Tazkiyatun an-nafs diaplikasikan dengan cara mengembangkan perilaku terpuji menurut Al-Quran dan Hadist melalui kesadaran untuk menghilangkan sikap negatif dalam diri individu, mengidentifikasi kebaikan dan keburukan serta perilaku negatif yang dapat merusak jiwa dan moral seseorang serta mengidentifikasi tindakan dan menghindari perilaku negatif  (Saper, 2012). Hal tersebut dilakukan, karena menurut Imam Al-Ghazali (2012) setiap individu harus memiliki pengetahuan bahwa diri manusia terdiri dari jasad, ruh dan hati. Pada diri manusia juga terdapat corak sifat keburukan dan kebaikan serta sebaik-baik manusia adalah manusia yang dapat menaklukkan sifat keburukan serta menjadikan sifat kebaikan yang menonjol pada dirinya.

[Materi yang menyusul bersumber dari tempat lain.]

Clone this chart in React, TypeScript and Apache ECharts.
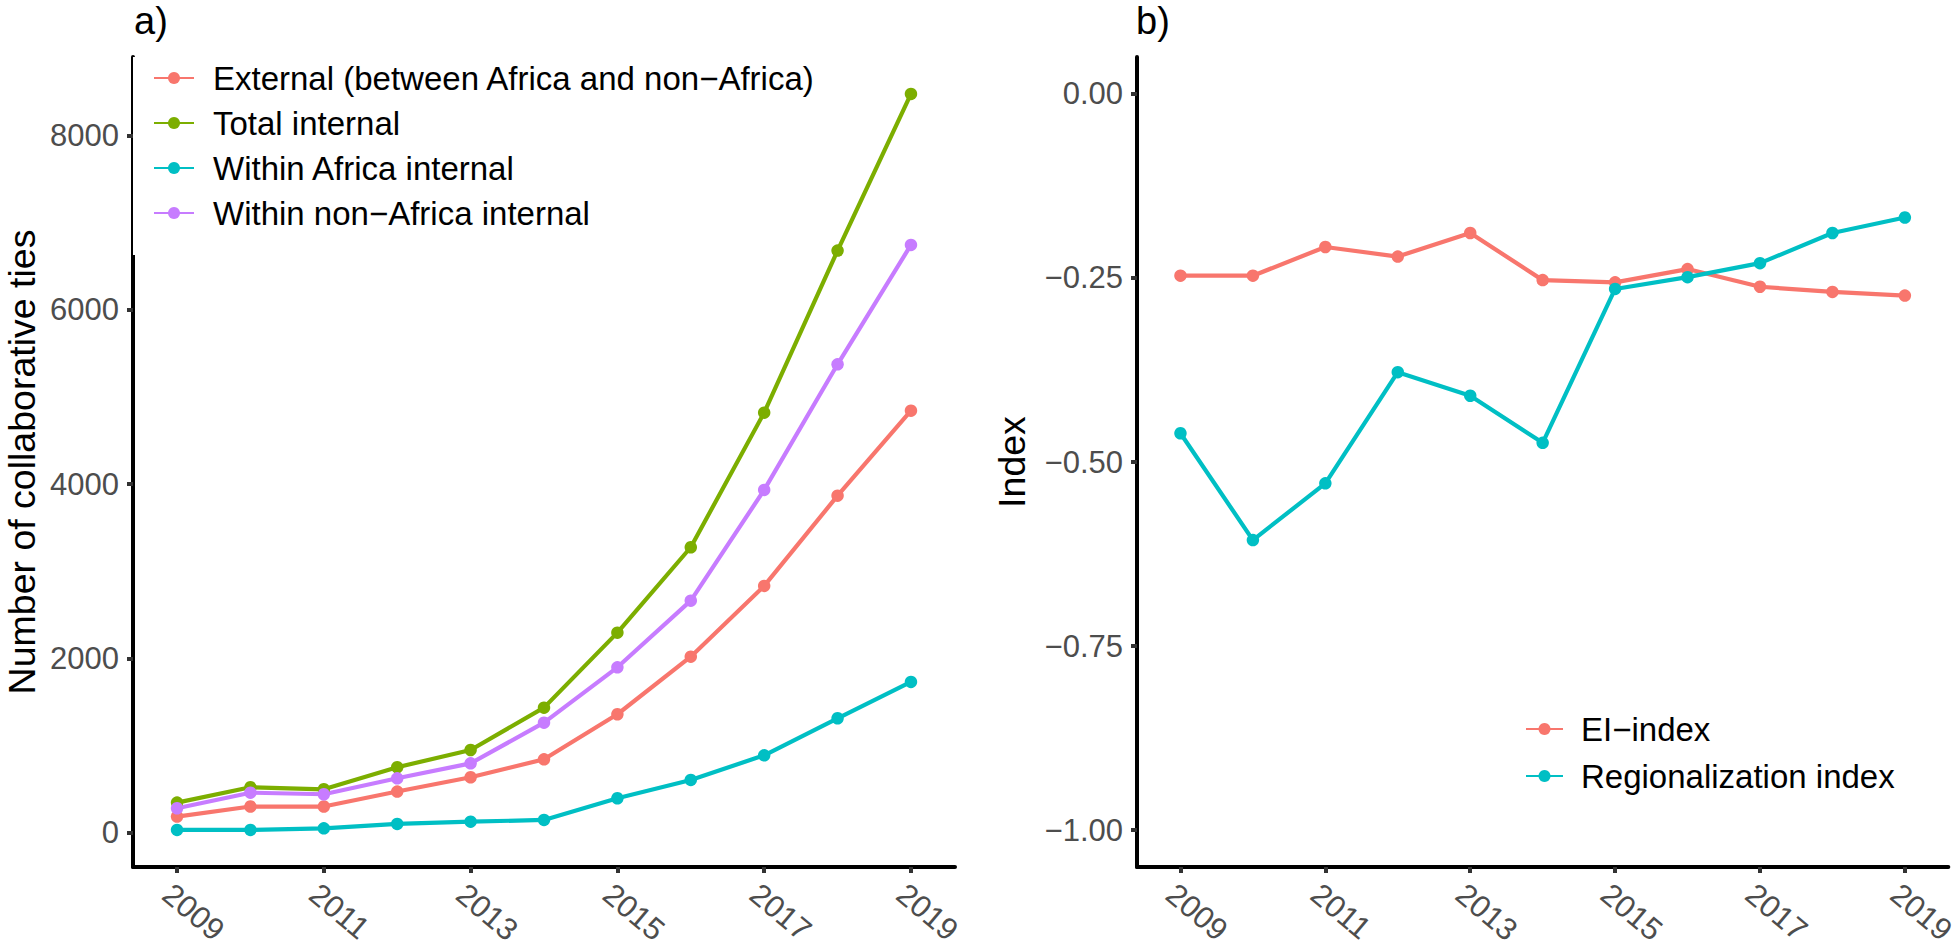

Imam Al-Ghazali juga menyatakan bahwa cara utama yang dapat dilakukan seseorang yang ingin memperbaiki perilakunya adalah dengan mengetahui aib-aib jiwa (perilaku yang tidak baik) yang berada di dalam diri. Hal inilah yang dapat menimbulkan keinginan seseorang untuk memperbaiki perilaku negatif termasuk perilaku agresi seperti yang telah dibahas di atas.

Oleh : Raihanal Miski
Mahasiswa Program Studi Psikologi Fakultas Kedokteran
Universitas Syiah Kuala
« PREV
NEXT »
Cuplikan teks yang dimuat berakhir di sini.